> [SUPPLIED DATA]

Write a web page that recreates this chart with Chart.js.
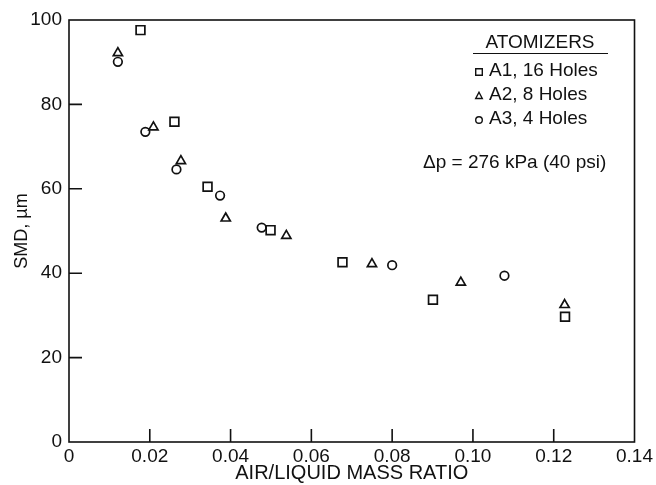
<!DOCTYPE html>
<html>
<head>
<meta charset="utf-8">
<script src="https://cdn.jsdelivr.net/npm/chart.js@4/dist/chart.umd.min.js"></script>
<style>
body { margin: 0; background: #fff; }
</style>
</head>
<body>
<canvas id="smdChart" width="656" height="485"></canvas>
<script>
// tick labels
const xTickLabels = ['0', '0.02', '0.04', '0.06', '0.08', '0.10', '0.12', '0.14']
const yTickLabels = ['0', '20', '40', '60', '80', '100']

// series
const seriesNames = ['A1, 16 Holes', 'A2, 8 Holes', 'A3, 4 Holes']
const a1Ratio = [0.0177, 0.0261, 0.0343, 0.0499, 0.0677, 0.0901, 0.1228]
const a1Smd = [97.6, 75.9, 60.5, 50.2, 42.6, 33.7, 29.7]
const a2Ratio = [0.0121, 0.0209, 0.0277, 0.0388, 0.0538, 0.0750, 0.0970, 0.1227]
const a2Smd = [92.2, 74.6, 66.6, 53.0, 48.9, 42.2, 37.8, 32.5]
const a3Ratio = [0.0121, 0.0189, 0.0266, 0.0374, 0.0477, 0.0800, 0.1078]
const a3Smd = [90.1, 73.5, 64.6, 58.4, 50.8, 41.9, 39.4]

const ink = '#111'
const fontFamily = '"Liberation Sans", Arial, Helvetica, sans-serif'

function toPoints(xs, ys) {
    return xs.map((x, i) => ({ x: x, y: ys[i] }))
}

function marker(ctx, style, x, y, s) {
    ctx.beginPath()
    if (style === 'rect') {
        ctx.rect(x - s, y - s, 2 * s, 2 * s)
    } else if (style === 'triangle') {
        ctx.moveTo(x, y - s * 1.15)
        ctx.lineTo(x + s, y + s * 0.75)
        ctx.lineTo(x - s, y + s * 0.75)
        ctx.closePath()
    } else {
        ctx.arc(x, y, s, 0, Math.PI * 2)
    }
    ctx.fillStyle = '#fff'
    ctx.fill()
    ctx.stroke()
}

// frame, inward ticks and the in-plot key
const framePlugin = {
    id: 'frame',
    afterDraw(chart) {
        const ctx = chart.ctx
        const area = chart.chartArea
        const xs = chart.scales.x
        const ys = chart.scales.y
        ctx.save()
        ctx.strokeStyle = ink
        ctx.lineWidth = 1.6
        ctx.strokeRect(area.left, area.top, area.right - area.left, area.bottom - area.top)

        ctx.beginPath()
        xs.ticks.forEach(t => {
            const px = xs.getPixelForValue(t.value)
            if (px > area.left + 2 && px < area.right - 2) {
                ctx.moveTo(px, area.bottom)
                ctx.lineTo(px, area.bottom - 13)
            }
        })
        ys.ticks.forEach(t => {
            const py = ys.getPixelForValue(t.value)
            if (py > area.top + 2 && py < area.bottom - 2) {
                ctx.moveTo(area.left, py)
                ctx.lineTo(area.left + 13, py)
            }
        })
        ctx.stroke()

        // key
        ctx.fillStyle = ink
        ctx.font = '19px ' + fontFamily
        ctx.textBaseline = 'middle'
        ctx.textAlign = 'center'
        ctx.fillText('ATOMIZERS', 540, 43)
        ctx.lineWidth = 1
        ctx.beginPath()
        ctx.moveTo(473, 53.5)
        ctx.lineTo(608, 53.5)
        ctx.stroke()

        ctx.lineWidth = 1.4
        ctx.textAlign = 'left'
        chart.data.datasets.forEach((ds, i) => {
            const rowY = 71 + i * 24
            marker(ctx, ds.pointStyle, 479, rowY + 1, 3.3)
            ctx.fillStyle = ink
            ctx.fillText(ds.label, 489, rowY)
        })
        ctx.fillText('\u0394p = 276 kPa (40 psi)', 423, 163)
        ctx.restore()
    }
}

Chart.defaults.font.family = fontFamily
Chart.defaults.color = ink

new Chart(document.getElementById('smdChart'), {
    type: 'scatter',
    data: {
        datasets: [
            {
                label: seriesNames[0],
                data: toPoints(a1Ratio, a1Smd),
                pointStyle: 'rect',
                pointRadius: 6.2,
                borderColor: ink,
                backgroundColor: '#fff',
                borderWidth: 1.7
            },
            {
                label: seriesNames[1],
                data: toPoints(a2Ratio, a2Smd),
                pointStyle: 'triangle',
                pointRadius: 5.3,
                borderColor: ink,
                backgroundColor: '#fff',
                borderWidth: 1.7
            },
            {
                label: seriesNames[2],
                data: toPoints(a3Ratio, a3Smd),
                pointStyle: 'circle',
                pointRadius: 4.3,
                borderColor: ink,
                backgroundColor: '#fff',
                borderWidth: 1.7
            }
        ]
    },
    plugins: [framePlugin],
    options: {
        responsive: false,
        animation: false,
        layout: { padding: { top: 20, right: 19, left: 0, bottom: 0 } },
        plugins: {
            legend: { display: false },
            tooltip: { enabled: false }
        },
        scales: {
            x: {
                type: 'linear',
                min: 0,
                max: 0.14,
                grid: { display: false, drawTicks: false },
                border: { display: false },
                ticks: {
                    stepSize: 0.02,
                    padding: 3,
                    maxRotation: 0,
                    font: { size: 19 },
                    color: ink,
                    callback: (v, i) => xTickLabels[i]
                },
                title: {
                    display: true,
                    text: 'AIR/LIQUID MASS RATIO',
                    font: { size: 20 },
                    color: ink,
                    padding: { top: 0, bottom: 0 }
                },
                afterFit: s => { s.height = 43 }
            },
            y: {
                type: 'linear',
                min: 0,
                max: 100,
                grid: { display: false, drawTicks: false },
                border: { display: false },
                ticks: {
                    stepSize: 20,
                    padding: 7,
                    font: { size: 19 },
                    color: ink,
                    callback: (v, i) => yTickLabels[i]
                },
                title: {
                    display: true,
                    text: 'SMD, \u00b5m',
                    font: { size: 18 },
                    color: ink,
                    padding: { top: 11, bottom: 0 }
                },
                afterFit: s => { s.width = 69 }
            }
        }
    }
})
</script>
</body>
</html>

> [WORK REQUIRED] Repeat the data above exactly, but not the pictures.

> [RESPONSE]
Write a web page that recreates this chart with Chart.js.
<!DOCTYPE html>
<html>
<head>
<meta charset="utf-8">
<script src="https://cdn.jsdelivr.net/npm/chart.js@4/dist/chart.umd.min.js"></script>
<style>
body { margin: 0; background: #fff; }
</style>
</head>
<body>
<canvas id="smdChart" width="656" height="485"></canvas>
<script>
// tick labels
const xTickLabels = ['0', '0.02', '0.04', '0.06', '0.08', '0.10', '0.12', '0.14']
const yTickLabels = ['0', '20', '40', '60', '80', '100']

// series
const seriesNames = ['A1, 16 Holes', 'A2, 8 Holes', 'A3, 4 Holes']
const a1Ratio = [0.0177, 0.0261, 0.0343, 0.0499, 0.0677, 0.0901, 0.1228]
const a1Smd = [97.6, 75.9, 60.5, 50.2, 42.6, 33.7, 29.7]
const a2Ratio = [0.0121, 0.0209, 0.0277, 0.0388, 0.0538, 0.0750, 0.0970, 0.1227]
const a2Smd = [92.2, 74.6, 66.6, 53.0, 48.9, 42.2, 37.8, 32.5]
const a3Ratio = [0.0121, 0.0189, 0.0266, 0.0374, 0.0477, 0.0800, 0.1078]
const a3Smd = [90.1, 73.5, 64.6, 58.4, 50.8, 41.9, 39.4]

const ink = '#111'
const fontFamily = '"Liberation Sans", Arial, Helvetica, sans-serif'

function toPoints(xs, ys) {
    return xs.map((x, i) => ({ x: x, y: ys[i] }))
}

function marker(ctx, style, x, y, s) {
    ctx.beginPath()
    if (style === 'rect') {
        ctx.rect(x - s, y - s, 2 * s, 2 * s)
    } else if (style === 'triangle') {
        ctx.moveTo(x, y - s * 1.15)
        ctx.lineTo(x + s, y + s * 0.75)
        ctx.lineTo(x - s, y + s * 0.75)
        ctx.closePath()
    } else {
        ctx.arc(x, y, s, 0, Math.PI * 2)
    }
    ctx.fillStyle = '#fff'
    ctx.fill()
    ctx.stroke()
}

// frame, inward ticks and the in-plot key
const framePlugin = {
    id: 'frame',
    afterDraw(chart) {
        const ctx = chart.ctx
        const area = chart.chartArea
        const xs = chart.scales.x
        const ys = chart.scales.y
        ctx.save()
        ctx.strokeStyle = ink
        ctx.lineWidth = 1.6
        ctx.strokeRect(area.left, area.top, area.right - area.left, area.bottom - area.top)

        ctx.beginPath()
        xs.ticks.forEach(t => {
            const px = xs.getPixelForValue(t.value)
            if (px > area.left + 2 && px < area.right - 2) {
                ctx.moveTo(px, area.bottom)
                ctx.lineTo(px, area.bottom - 13)
            }
        })
        ys.ticks.forEach(t => {
            const py = ys.getPixelForValue(t.value)
            if (py > area.top + 2 && py < area.bottom - 2) {
                ctx.moveTo(area.left, py)
                ctx.lineTo(area.left + 13, py)
            }
        })
        ctx.stroke()

        // key
        ctx.fillStyle = ink
        ctx.font = '19px ' + fontFamily
        ctx.textBaseline = 'middle'
        ctx.textAlign = 'center'
        ctx.fillText('ATOMIZERS', 540, 43)
        ctx.lineWidth = 1
        ctx.beginPath()
        ctx.moveTo(473, 53.5)
        ctx.lineTo(608, 53.5)
        ctx.stroke()

        ctx.lineWidth = 1.4
        ctx.textAlign = 'left'
        chart.data.datasets.forEach((ds, i) => {
            const rowY = 71 + i * 24
            marker(ctx, ds.pointStyle, 479, rowY + 1, 3.3)
            ctx.fillStyle = ink
            ctx.fillText(ds.label, 489, rowY)
        })
        ctx.fillText('\u0394p = 276 kPa (40 psi)', 423, 163)
        ctx.restore()
    }
}

Chart.defaults.font.family = fontFamily
Chart.defaults.color = ink

new Chart(document.getElementById('smdChart'), {
    type: 'scatter',
    data: {
        datasets: [
            {
                label: seriesNames[0],
                data: toPoints(a1Ratio, a1Smd),
                pointStyle: 'rect',
                pointRadius: 6.2,
                borderColor: ink,
                backgroundColor: '#fff',
                borderWidth: 1.7
            },
            {
                label: seriesNames[1],
                data: toPoints(a2Ratio, a2Smd),
                pointStyle: 'triangle',
                pointRadius: 5.3,
                borderColor: ink,
                backgroundColor: '#fff',
                borderWidth: 1.7
            },
            {
                label: seriesNames[2],
                data: toPoints(a3Ratio, a3Smd),
                pointStyle: 'circle',
                pointRadius: 4.3,
                borderColor: ink,
                backgroundColor: '#fff',
                borderWidth: 1.7
            }
        ]
    },
    plugins: [framePlugin],
    options: {
        responsive: false,
        animation: false,
        layout: { padding: { top: 20, right: 19, left: 0, bottom: 0 } },
        plugins: {
            legend: { display: false },
            tooltip: { enabled: false }
        },
        scales: {
            x: {
                type: 'linear',
                min: 0,
                max: 0.14,
                grid: { display: false, drawTicks: false },
                border: { display: false },
                ticks: {
                    stepSize: 0.02,
                    padding: 3,
                    maxRotation: 0,
                    font: { size: 19 },
                    color: ink,
                    callback: (v, i) => xTickLabels[i]
                },
                title: {
                    display: true,
                    text: 'AIR/LIQUID MASS RATIO',
                    font: { size: 20 },
                    color: ink,
                    padding: { top: 0, bottom: 0 }
                },
                afterFit: s => { s.height = 43 }
            },
            y: {
                type: 'linear',
                min: 0,
                max: 100,
                grid: { display: false, drawTicks: false },
                border: { display: false },
                ticks: {
                    stepSize: 20,
                    padding: 7,
                    font: { size: 19 },
                    color: ink,
                    callback: (v, i) => yTickLabels[i]
                },
                title: {
                    display: true,
                    text: 'SMD, \u00b5m',
                    font: { size: 18 },
                    color: ink,
                    padding: { top: 11, bottom: 0 }
                },
                afterFit: s => { s.width = 69 }
            }
        }
    }
})
</script>
</body>
</html>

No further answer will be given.